Seeking a Friend for the End of the World (open spoilers)

Saw it last night–for awhile I thought we were going to be the only people in the extremely crowded theater not there to see “Brave.”

It was cute. A little slow in spots, but I thought the ending was sweet and I was surprised that it actually made me cry a little (I’m usually impervious to chick flicks–though this wasn’t quite your typical chick flick).

I’d never seen Steve Carell in anything, and I thought he did a fine job playing this rather ordinary, sweet, sad-sack kind of character (I guess that’s what he does, but I’d never seen it before). The dog was very cute and really added to the movie for me. And the cameo with William Petersen (Grissom from CSI) was unexpected–I almost didn’t recognize him at first even though I knew he was going to be in it somewhere, until the spouse poked me and whispered, “There’s your William Petersen cameo!”

There was only one thing that took us both out of the movie: a massive, glaring error so big that it was impossible to miss because it was one of the centerpoints of the movie. I hope somebody can give me a plausible explanation for this, because most of our post-movie conversation was about how utterly stupid this error was. I’ll spoiler it:

Penny (Keira Knightley’s character) was trying to get home to England to be with her parents when the end hit, but all commercial flights were grounded. Dodge (Carell’s character) promised to find her a plane to get there. They end up at his father’s house. She falls asleep (it was established early in the movie that she sleeps really deeply and is very hard to wake), so he carries her out to where his dad is readying a plane. It only has two seats, so he puts her in it and waves to his dad and they take off.

Buh-WHA??

This plane is tiny. And old. A little bitty 2-seater prop plane. They’re flying out of somewhere on the East Coast (New Jersey? Delaware? I didn’t quite catch the location of his dad’s house). And they’re gonna get to ENGLAND? Spouse said, “I thought he loved her–why did he send her off to crash into the ocean?” We looked it up when we got home, and a similar plane would have about a 500 mile range. It’s a lot farther than that to England.
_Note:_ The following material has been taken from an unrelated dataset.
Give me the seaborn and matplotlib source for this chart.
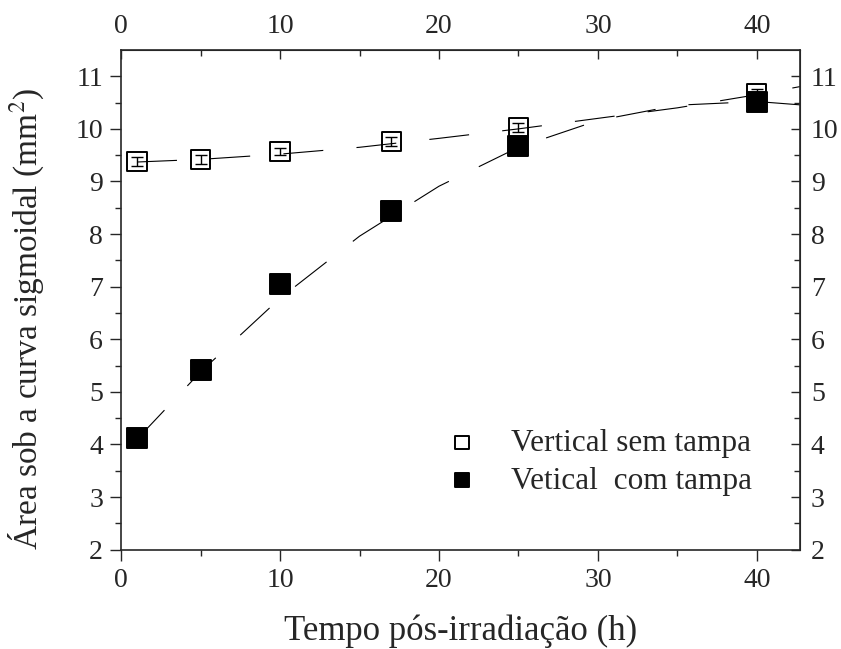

Aside from that, it was a fun movie and I enjoyed it. I also saw something I’ve never seen before in all my years of moviegoing: an R-rated trailer. It had a red card in front of it instead of the usual green or blue one. And oh, yeah, the trailer was R-rated. It was for a movie called “For a Good Time Call…” and it had F-bombs, graphic depictions of anatomically correct (albeit huge) dildos, phone sex…it quite surprised us.

What kinda end of the world are we talking about?
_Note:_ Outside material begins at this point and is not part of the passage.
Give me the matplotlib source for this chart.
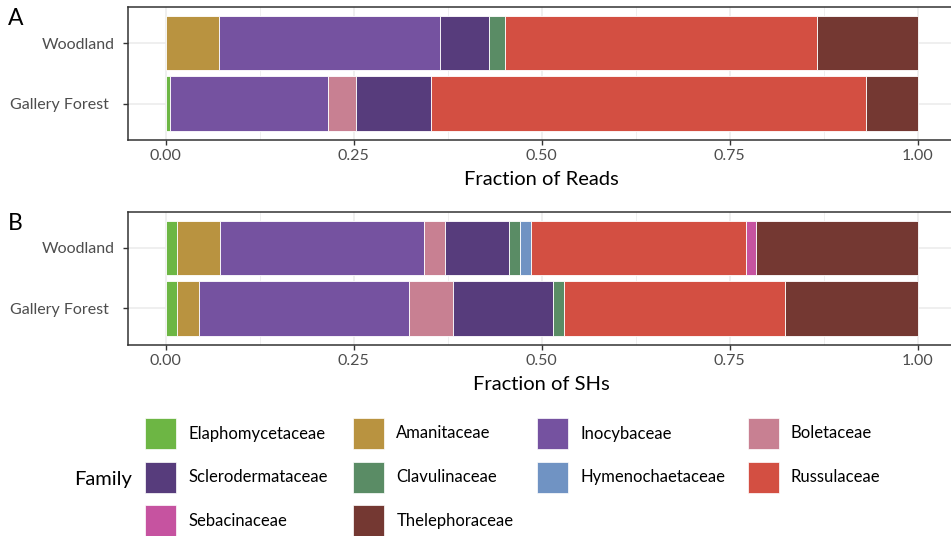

“And then Thelma and Loiuse died trying to jump a canyon in a car, how did they expect to make it?” :slight_smile:

A 70-mile-wide asteroid is going to crash into the earth and destroy it in 3 weeks from the beginning of the movie. Right at the start is a news report saying that the space shuttle that they sent up to try to deal with it had exploded, and that it was their last hope of destroying it before it hit.

I saw the movie today and I had much the same reaction as the OP, except for the fact that I’m not up on my airplane knowledge and the error just went over my head. The only thing that I didn’t like was that I wonder what was on the note that Dodge left for Olivia. Maybe that he knew the ship had sailed with their relationship and that Penny was his last love? I cried on the drive home for the doomed couple.
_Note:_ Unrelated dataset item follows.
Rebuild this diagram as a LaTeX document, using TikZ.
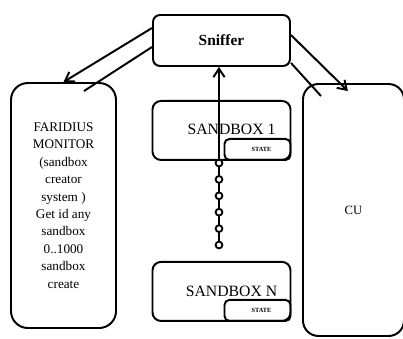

Just saw it and quite enjoyed it. Several moving moments, with varied human responses to the situation - suburbans mowing their perfectly maintained lawns, etc.

I had the same reaction to the plane, mostly thinking about how much gas it would need and how little room there was to store it (although then I thought of Lindbergh and thought it maybe wasn’t so implausible…).

I also thought the week-ahead jump was entirely implausible–astronomers would have the moment of impact down to the second–there’s no way the time clock could just jump ahead a week. (Rewrite smoothing? Why not just push the earlier part of the script back a week?)

But despite those things, I found it quite touching and enjoyed Keira and Steve separately if not together. Melanie Lynskey’s cameo was fun. I’m glad they didn’t wuss out on the ending too much (even if I found the mutual abandonment of their previous objectives–Olivia and family–rather silly)–they went full Melancholia with the thing!

Mm, I just figured he thought he could refuel in New Brunswick, then in Greenland, then in Iceland.